The fall 2022 preleasing period closed with once again with a record-breaking performance. As of September, 96.6 percent of beds at Yardi 200 universities were preleased. With selective universities filling the beds at a faster pace, a positive performance marked the majority of Yardi 200 institutions.

Washington State University led the list of universities with most year-over-year growth in percentage preleased—registering an 18.9 percent increase—and followed by University of Houston (16.4 percent). Not many schools struggled with leasing, but The University of South Alabama had the lowest percentage of bedrooms preleased across Yardi 200, with an 80.6 percent rate in September.

First signs of a slowdown

Annual rent growth across Yardi 200 universities reached 4.1 percent at the end of September, down 1.0 percent from its peak in 2022, while the average rent per bedroom hit $789—unchanged from August. Despite rent growth starting to cool off, some institutions still registered notable gains on a year-over-year basis, led by Northern Arizona University (17.7 percent) and the University of California-Santa Barbara (17.3 percent). Merely four Yardi 200 institutions had negative annual rent growth.

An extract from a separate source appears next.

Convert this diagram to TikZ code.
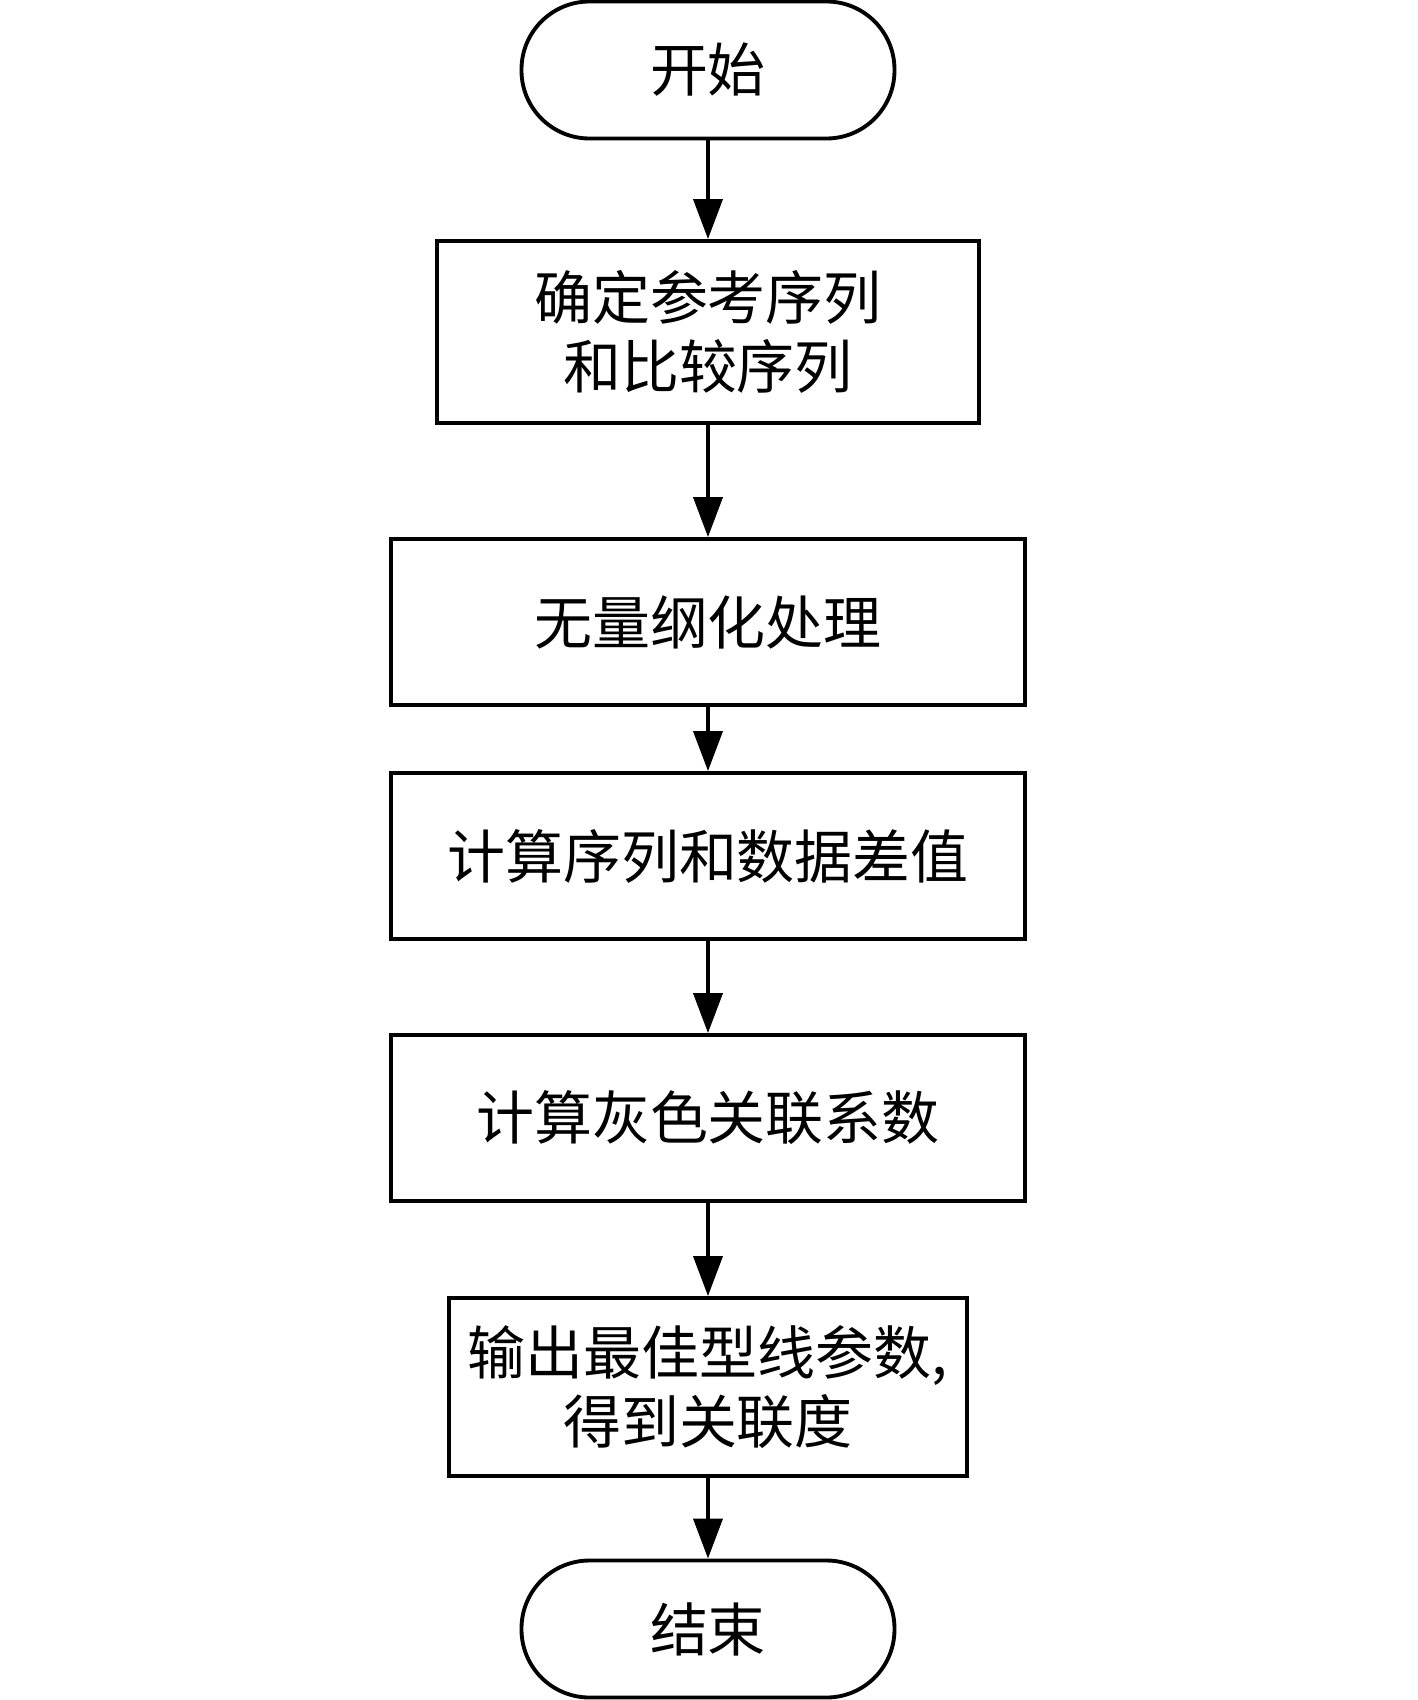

The sector’s new-supply pipeline also recorded a few-thousand-bed decrease, compared to the previous quarter. As of September, some 130,000 bedrooms were in different stages of development at Yardi 200 universities, with nearly 62,000 beds under construction. The University of Texas at Austin had the largest under-construction stock that month, comprising 5,315 beds—the equivalent of 10.5 percent of enrollment.